GIVEN PROBLEM — Lines containing the word "React" should be extracted in full.

### DATA SECTION

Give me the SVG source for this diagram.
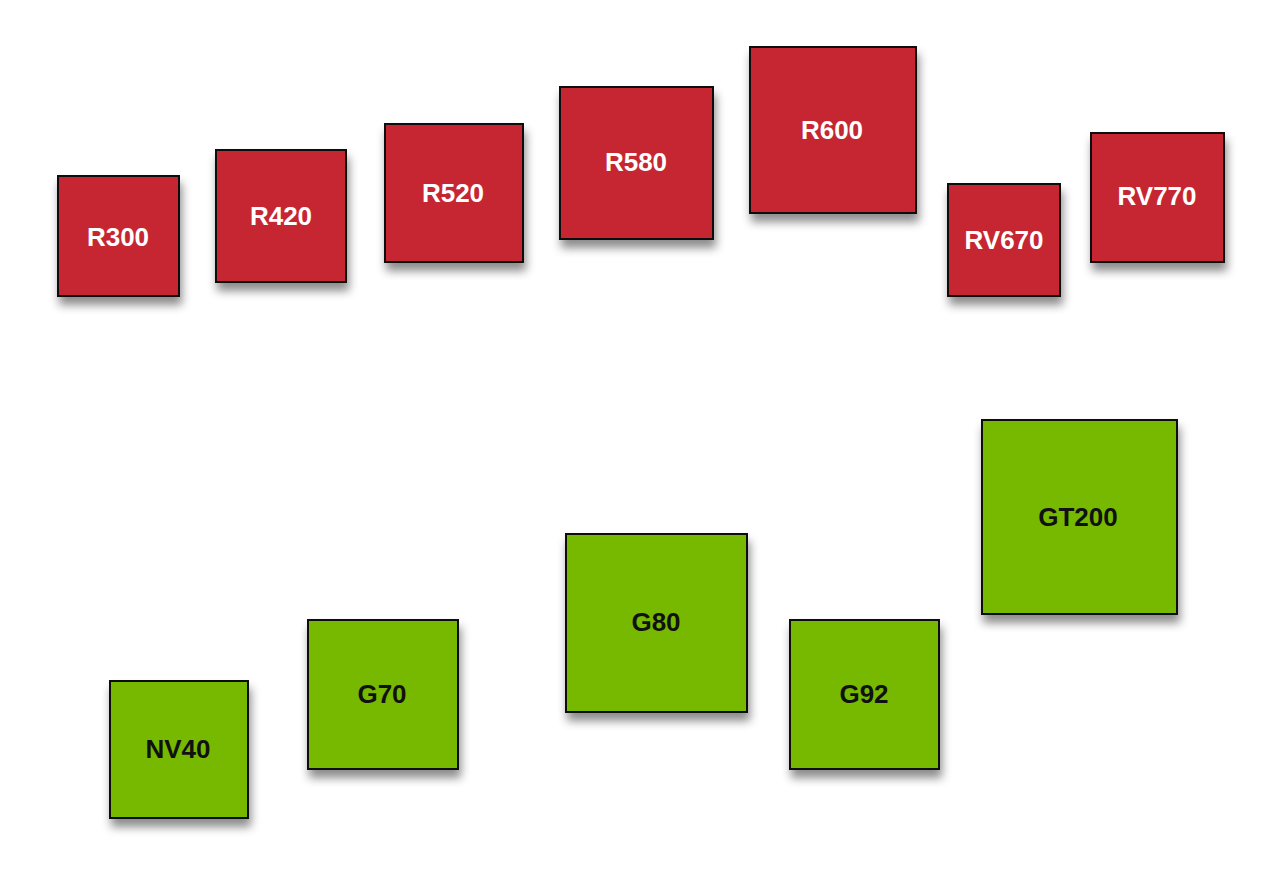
<svg xmlns="http://www.w3.org/2000/svg" width="1280" height="889" viewBox="0 0 1280 889">
<defs>
<filter id="sh" x="-20%" y="-20%" width="150%" height="150%"><feDropShadow dx="2" dy="8" stdDeviation="5" flood-color="#000" flood-opacity="0.45"/></filter>
</defs>
<style>
.r{fill:#c62832;stroke:#111;stroke-width:2;filter:url(#sh)}
.g{fill:#76b900;stroke:#111;stroke-width:2;filter:url(#sh)}
.tr{fill:#fff;font-family:"Liberation Sans",Arial,sans-serif;font-weight:bold;font-size:26px;text-anchor:middle;dominant-baseline:central}
.tg{fill:#111;font-family:"Liberation Sans",Arial,sans-serif;font-weight:bold;font-size:26px;text-anchor:middle;dominant-baseline:central}
</style>
<rect width="1280" height="889" fill="#fff"/>
<g id="connectors"/>
<g id="R300"><rect class="r" x="58" y="176" width="121" height="120"/><text class="tr" x="118" y="237">R300</text></g>
<g id="R420"><rect class="r" x="216" y="150" width="130" height="132"/><text class="tr" x="281" y="216">R420</text></g>
<g id="R520"><rect class="r" x="385" y="124" width="138" height="138"/><text class="tr" x="453" y="193">R520</text></g>
<g id="R580"><rect class="r" x="560" y="87" width="153" height="152"/><text class="tr" x="636" y="162">R580</text></g>
<g id="R600"><rect class="r" x="750" y="47" width="166" height="166"/><text class="tr" x="832" y="130">R600</text></g>
<g id="RV670"><rect class="r" x="948" y="184" width="112" height="112"/><text class="tr" x="1004" y="240" font-size="21">RV670</text></g>
<g id="RV770"><rect class="r" x="1091" y="133" width="133" height="129"/><text class="tr" x="1157" y="196">RV770</text></g>
<g id="NV40"><rect class="g" x="110" y="681" width="138" height="137"/><text class="tg" x="178" y="749">NV40</text></g>
<g id="G70"><rect class="g" x="308" y="620" width="150" height="149"/><text class="tg" x="382" y="694">G70</text></g>
<g id="G80"><rect class="g" x="566" y="534" width="181" height="178"/><text class="tg" x="656" y="622">G80</text></g>
<g id="G92"><rect class="g" x="790" y="620" width="149" height="149"/><text class="tg" x="864" y="694">G92</text></g>
<g id="GT200"><rect class="g" x="982" y="420" width="195" height="194"/><text class="tg" x="1078" y="517">GT200</text></g>
</svg>
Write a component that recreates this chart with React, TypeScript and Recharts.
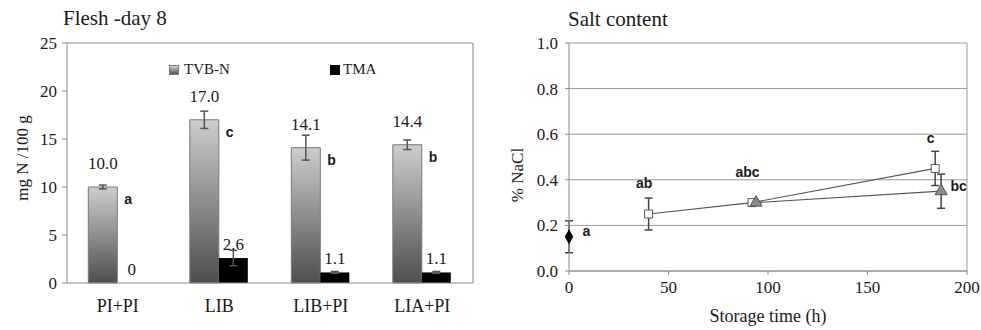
import React from "react";
import {
  BarChart,
  Bar,
  ScatterChart,
  Scatter,
  XAxis,
  YAxis,
  CartesianGrid,
  ErrorBar,
  LabelList,
  Legend,
} from "recharts";

// Flesh - day 8
const groups = ["PI+PI", "LIB", "LIB+PI", "LIA+PI"];
const tvbn = [10.0, 17.0, 14.1, 14.4];
const tvbnErr = [0.2, 0.9, 1.3, 0.5];
const tvbnLetters = ["a", "c", "b", "b"];
const tma = [0, 2.6, 1.1, 1.1];
const tmaErr = [0, 0.8, 0.1, 0.1];
const barTicks = [0, 5, 10, 15, 20, 25];

// Salt content
const ctrlTime = [0];
const ctrlNaCl = [0.15];
const ctrlErr = [0.07];
const ctrlLetters = ["a"];
const sqTime = [40, 92, 184];
const sqNaCl = [0.25, 0.3, 0.45];
const sqErr = [0.07, 0, 0.075];
const sqLetters = ["ab", "abc", "c"];
const triTime = [94, 187];
const triNaCl = [0.3, 0.35];
const triErr = [0, 0.075];
const triLetters = ["", "bc"];
const saltTicks = [0, 0.2, 0.4, 0.6, 0.8, 1.0];
const timeTicks = [0, 50, 100, 150, 200];

const barData = groups.map((g, i) => ({
  group: g,
  tvbn: tvbn[i],
  tvbnErr: tvbnErr[i],
  letter: tvbnLetters[i],
  tma: tma[i],
  tmaErr: tmaErr[i],
}));

const toPoints = (t: number[], v: number[], e: number[], l: string[]) =>
  t.map((x, i) => ({ time: x, nacl: v[i], err: e[i], letter: l[i] }));

const ctrlData = toPoints(ctrlTime, ctrlNaCl, ctrlErr, ctrlLetters);
const sqData = toPoints(sqTime, sqNaCl, sqErr, sqLetters);
const triData = toPoints(triTime, triNaCl, triErr, triLetters);

const serif = "'Liberation Serif', 'Times New Roman', serif";
const sans = "'Liberation Sans', Arial, sans-serif";
const axisGray = "#8a8a8a";
const textCol = "#1a1a1a";

const tickStyle = { fontSize: 17, fill: textCol };

const frame = {
  horizontalCoordinatesGenerator: ({ offset }: any) => [offset.top],
  verticalCoordinatesGenerator: ({ offset }: any) => [offset.left + offset.width],
};

const LetterRight = (props: any) => {
  const { x, y, width, value } = props;
  if (!value) return null;
  return (
    <text x={x + width + 7} y={y + 17} fontSize={14} fontWeight="bold" style={{ fontFamily: sans }} fill={textCol}>
      {value}
    </text>
  );
};

const BarLegend = () => (
  <div style={{ display: "flex", fontFamily: serif, fontSize: 15, color: textCol }}>
    <div style={{ display: "flex", alignItems: "center", width: 161 }}>
      <span
        style={{
          width: 10,
          height: 10,
          marginRight: 5,
          background: "linear-gradient(#cfcfcf, #555)",
          border: "1px solid #777",
          boxSizing: "border-box",
        }}
      />
      TVB-N
    </div>
    <div style={{ display: "flex", alignItems: "center" }}>
      <span style={{ width: 10, height: 10, marginRight: 3, background: "#000" }} />
      TMA
    </div>
  </div>
);

const YTitle = (text: string, cxAbs: number, dy: number) => (props: any) => {
  const { viewBox } = props;
  const cx = viewBox.x + cxAbs;
  const cy = viewBox.y + viewBox.height / 2 + dy;
  return (
    <text
      x={cx}
      y={cy}
      transform={`rotate(-90, ${cx}, ${cy})`}
      textAnchor="middle"
      dominantBaseline="central"
      fontSize={17}
      fill={textCol}
    >
      {text}
    </text>
  );
};

const SaltLetter = (side: "top" | "right") => (props: any) => {
  const { x, y, value } = props;
  if (!value) return null;
  const px = side === "top" ? x : x + 22;
  const py = side === "top" ? y - 26 : y - 1;
  return (
    <text
      x={px}
      y={py}
      textAnchor="middle"
      dominantBaseline="central"
      fontSize={14}
      fontWeight="bold"
      style={{ fontFamily: sans }}
      fill={textCol}
    >
      {value}
    </text>
  );
};

const App: React.FC = () => {
  return (
    <div
      style={{
        position: "absolute",
        left: 0,
        top: 0,
        width: 981,
        height: 330,
        background: "#fff",
        fontFamily: serif,
      }}
    >
      <style>{`.recharts-wrapper text { font-family: 'Liberation Serif', 'Times New Roman', serif; }`}</style>
      <div style={{ position: "absolute", left: 63, top: 6, fontSize: 21, color: textCol }}>Flesh -day 8</div>
      <div style={{ position: "absolute", left: 568, top: 7, fontSize: 21, color: textCol }}>Salt content</div>

      <div style={{ position: "absolute", left: 0, top: 0 }}>
        <BarChart
          width={490}
          height={330}
          data={barData}
          margin={{ top: 43, right: 17, bottom: 17, left: 0 }}
          barCategoryGap="21%"
          barGap={0}
        >
          <defs>
            <linearGradient id="tvbGrad" x1="0" y1="0" x2="0" y2="1">
              <stop offset="0%" stopColor="#cdcdcd" />
              <stop offset="100%" stopColor="#4e4e4e" />
            </linearGradient>
          </defs>
          <CartesianGrid stroke={axisGray} {...frame} />
          <XAxis
            dataKey="group"
            height={30}
            stroke={axisGray}
            tickLine={false}
            tickMargin={10}
            tick={{ ...tickStyle, fontSize: 18 }}
          />
          <YAxis
            width={67}
            domain={[0, 25]}
            ticks={barTicks}
            stroke={axisGray}
            tickSize={5}
            tickMargin={5}
            tick={tickStyle}
            label={{ content: YTitle("mg N /100 g", 22, -5) }}
          />
          <Legend
            layout="horizontal"
            verticalAlign="middle"
            content={BarLegend}
            wrapperStyle={{ left: 169, top: 61, width: 240 }}
          />
          <Bar dataKey="tvbn" fill="url(#tvbGrad)" stroke="#7a7a7a" isAnimationActive={false}>
            <ErrorBar dataKey="tvbnErr" width={4} stroke="#555" />
            <LabelList
              dataKey="tvbn"
              position="top"
              offset={18}
              formatter={(v: any) => Number(v).toFixed(1)}
              style={{ fontSize: 17, fill: textCol }}
            />
            <LabelList dataKey="letter" content={LetterRight} />
          </Bar>
          <Bar
            dataKey="tma"
            fill="#000"
            minPointSize={(v: number) => (v === 0 ? 0.01 : 0)}
            isAnimationActive={false}
          >
            <ErrorBar dataKey="tmaErr" width={4} stroke="#555" />
            <LabelList
              dataKey="tma"
              position="top"
              offset={8}
              formatter={(v: any) => (Number(v) === 0 ? "0" : Number(v).toFixed(1))}
              style={{ fontSize: 17, fill: textCol }}
            />
          </Bar>
        </BarChart>
      </div>

      <div style={{ position: "absolute", left: 490, top: 0 }}>
        <ScatterChart width={491} height={330} margin={{ top: 43, right: 14, bottom: 4, left: 0 }}>
          <CartesianGrid
            stroke="#9a9a9a"
            verticalCoordinatesGenerator={({ offset }: any) => [offset.left + offset.width]}
          />
          <XAxis
            type="number"
            dataKey="time"
            domain={[0, 200]}
            ticks={timeTicks}
            height={55}
            stroke={axisGray}
            tickSize={4}
            tickMargin={6}
            tick={tickStyle}
            label={{
              value: "Storage time (h)",
              position: "insideBottom",
              offset: 4,
              style: { fontSize: 18, fill: textCol },
            }}
          />
          <YAxis
            type="number"
            dataKey="nacl"
            domain={[0, 1]}
            ticks={saltTicks}
            width={79}
            stroke={axisGray}
            tickSize={4}
            tickMargin={7}
            tick={tickStyle}
            tickFormatter={(v: number) => v.toFixed(1)}
            label={{ content: YTitle("% NaCl", 27, 18) }}
          />
          <Scatter data={ctrlData} shape="diamond" size={55} fill="#000" isAnimationActive={false}>
            <ErrorBar dataKey="err" direction="y" width={4} stroke="#444" />
            <LabelList dataKey="letter" content={SaltLetter("right")} />
          </Scatter>
          <Scatter
            data={sqData}
            shape="square"
            size={140}
            fill="#fff"
            stroke="#555"
            line={{ stroke: "#555", strokeWidth: 1.2 }}
            isAnimationActive={false}
          >
            <ErrorBar dataKey="err" direction="y" width={4} stroke="#444" />
            <LabelList dataKey="letter" content={SaltLetter("top")} />
          </Scatter>
          <Scatter
            data={triData}
            shape="triangle"
            size={110}
            fill="#8a8a8a"
            stroke="#555"
            line={{ stroke: "#555", strokeWidth: 1.2 }}
            isAnimationActive={false}
          >
            <ErrorBar dataKey="err" direction="y" width={4} stroke="#444" />
            <LabelList dataKey="letter" content={SaltLetter("right")} />
          </Scatter>
        </ScatterChart>
      </div>
    </div>
  );
};

export default App;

######

RESULT OF THIS TASK —
Write a component that recreates this chart with React, TypeScript and Recharts.
import React from "react";
const App: React.FC = () => {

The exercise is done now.